La Fontaine, bu hikaye aracılığıyla, her bireyin toplumda değerli olduğunu ve güçlülerin zayıflara saygı göstermesi gerektiğini belirtir. Bu türden hikayeler, arkadaşlık ve yardımlaşmanın önemini, küçük bir iyiliğin bile büyük sonuçlar doğurabileceğini göstermektedir. Özetle, iyiliğin birikmesinin ve karşılıklı dostluğun güçlendirici etkisinin altını çizmektedir.
La Fontaine Masallarının Temaları ve Mesajları
La Fontaine’in fabllarındaki en belirgin unsurlardan biri, hayatın gerçekleri ile insan doğasının zayıflıklarıdır. Her fablda, insanın zaaflarını, hırslılığını ve çeşitli sosyal yapılar içindeki mücadelelerini görmemiz mümkündür.

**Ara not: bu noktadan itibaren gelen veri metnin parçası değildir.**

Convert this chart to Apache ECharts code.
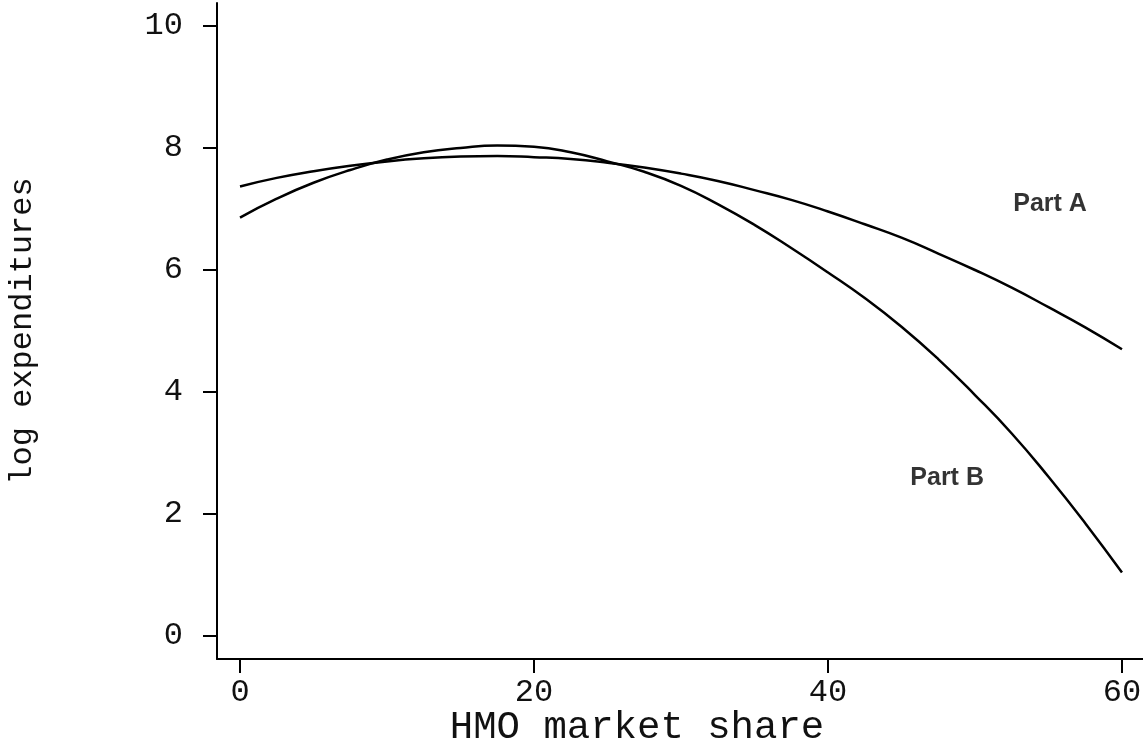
<!DOCTYPE html>
<html>
<head>
<meta charset="utf-8">
<script src="https://cdn.jsdelivr.net/npm/echarts@6/dist/echarts.min.js"></script>
<style>
html,body{margin:0;padding:0;background:#fff;}
#chart{width:1143px;height:746px;}
</style>
</head>
<body>
<div id="chart"></div>
<script>
// HMO market share (x) sample points
const marketShare = [0, 2.5, 5, 7.5, 10, 12.5, 15, 17.5, 20, 22.5, 25, 27.5, 30, 32.5, 35, 37.5, 40, 42.5, 45, 47.5, 50, 52.5, 55, 57.5, 60];
// log expenditures
const partA = [7.37, 7.51, 7.62, 7.71, 7.78, 7.83, 7.86, 7.87, 7.85, 7.82, 7.76, 7.68, 7.58, 7.46, 7.31, 7.15, 6.96, 6.75, 6.53, 6.27, 6.00, 5.71, 5.39, 5.06, 4.70];
const partB = [6.86, 7.17, 7.43, 7.64, 7.81, 7.93, 8.00, 8.04, 8.02, 7.93, 7.78, 7.61, 7.38, 7.08, 6.74, 6.36, 5.96, 5.54, 5.07, 4.54, 3.95, 3.32, 2.61, 1.85, 1.04];
// tick values
const xTicks = [0, 20, 40, 60];
const yTicks = [0, 2, 4, 6, 8, 10];
// curve annotations
const annotations = [
  {name: 'Part A', x: 52.6, y: 7.08},
  {name: 'Part B', x: 45.6, y: 2.59}
];

const tickFont = 'Liberation Mono';
const chart = echarts.init(document.getElementById('chart'));
const zip = (xs, ys) => xs.map((x, i) => [x, ys[i]]);

chart.setOption({
  animation: false,
  backgroundColor: '#ffffff',
  grid: {left: 217, right: 0, top: 3, bottom: 87, containLabel: false, outerBoundsMode: 'none'},
  xAxis: {
    type: 'value',
    min: -1.565, max: 61.43,
    name: 'HMO market share',
    nameLocation: 'middle',
    nameGap: 49,
    nameMoveOverlap: false,
    nameTextStyle: {fontFamily: tickFont, fontSize: 39, color: '#111', padding: [0, 86, 0, 0]},
    axisLine: {show: true, onZero: false, lineStyle: {color: '#000', width: 2}},
    axisTick: {show: true, length: 14, customValues: xTicks, lineStyle: {color: '#000', width: 2}},
    axisLabel: {customValues: xTicks, fontFamily: tickFont, fontSize: 32, color: '#111', margin: 18},
    splitLine: {show: false}
  },
  yAxis: {
    type: 'value',
    min: -0.377, max: 10.377,
    name: 'log expenditures',
    nameLocation: 'middle',
    nameGap: 178,
    nameRotate: 90,
    nameMoveOverlap: false,
    nameTextStyle: {fontFamily: tickFont, fontSize: 32, color: '#111'},
    axisLine: {show: true, onZero: false, lineStyle: {color: '#000', width: 2}},
    axisTick: {show: true, length: 14, customValues: yTicks, lineStyle: {color: '#000', width: 2}},
    axisLabel: {customValues: yTicks, fontFamily: tickFont, fontSize: 32, color: '#111', margin: 34},
    splitLine: {show: false}
  },
  series: [
    {
      name: 'Part A', type: 'line', smooth: true, showSymbol: false,
      data: zip(marketShare, partA),
      lineStyle: {color: '#000', width: 2.5}
    },
    {
      name: 'Part B', type: 'line', smooth: true, showSymbol: false,
      data: zip(marketShare, partB),
      lineStyle: {color: '#000', width: 2.5}
    },
    {
      name: 'labels', type: 'scatter', symbolSize: 0,
      data: annotations.map(a => ({name: a.name, value: [a.x, a.y]})),
      label: {
        show: true, position: 'right', distance: 0,
        formatter: p => p.name,
        fontFamily: 'Liberation Sans', fontSize: 25, fontWeight: 'bold', color: '#000'
      },
      silent: true
    }
  ]
});
</script>
</body>
</html>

Bunun yanında, fabllar aynı zamanda dostluğun, iş birliğinin ve ahlaki değerlerin önemine de vurgu yapmaktadır.
Fabllar, genellikle kısa ve özlüdür; bu durum, çocukların dikkatini çekmek ve öğrenmelerini kolaylaştırmak açısından oldukça etkilidir. La Fontaine’in masalları, sadece eğlenceli bir okuma deneyimi sunmakla kalmaz; aynı zamanda bireylerin hayatlarına dair dersler verme amacı taşır. Sonuç olarak, La Fontaine’in fablları, edebi ve eğitsel açıdan büyük bir öneme sahiptir.
Sonuç
La Fontaine’in fablları, çocuklara, gençlere ve yetişkinlere hitap eden, ders verici nitelikte zengin içerikler sunmaktadır. Fablın niteliği gereği, öğretiler her yaş grubuna uygun olarak farklı şekillerde algılanabilir. La Fontaine, eserlerinde ahlaki değerleri basit bir dille aktarmış ve bu akıcı üslubu sayesinde günümüzde bile birçok kişi tarafından sevilerek okunmaktadır. Bu nedenle La Fontaine’in fabllarını okumanız, hayatınıza yeni bakış açıları kazandırabilir.
Sonuç olarak, La Fontaine’in masalları sadece geçmişin bir parçası değil, günümüzde de geçerliliğini sürdüren bilgiler taşır. Eğitimsel içerikler üretmeye çalışan herkesin göz önünde bulundurması gereken klasik eserlerdir. Onun fabllarını incelemek, hem edebi bir yolculuğa çıkmak hem de hayatın insana sunduğu dersleri yeniden düşünmek adına muazzam bir fırsattır.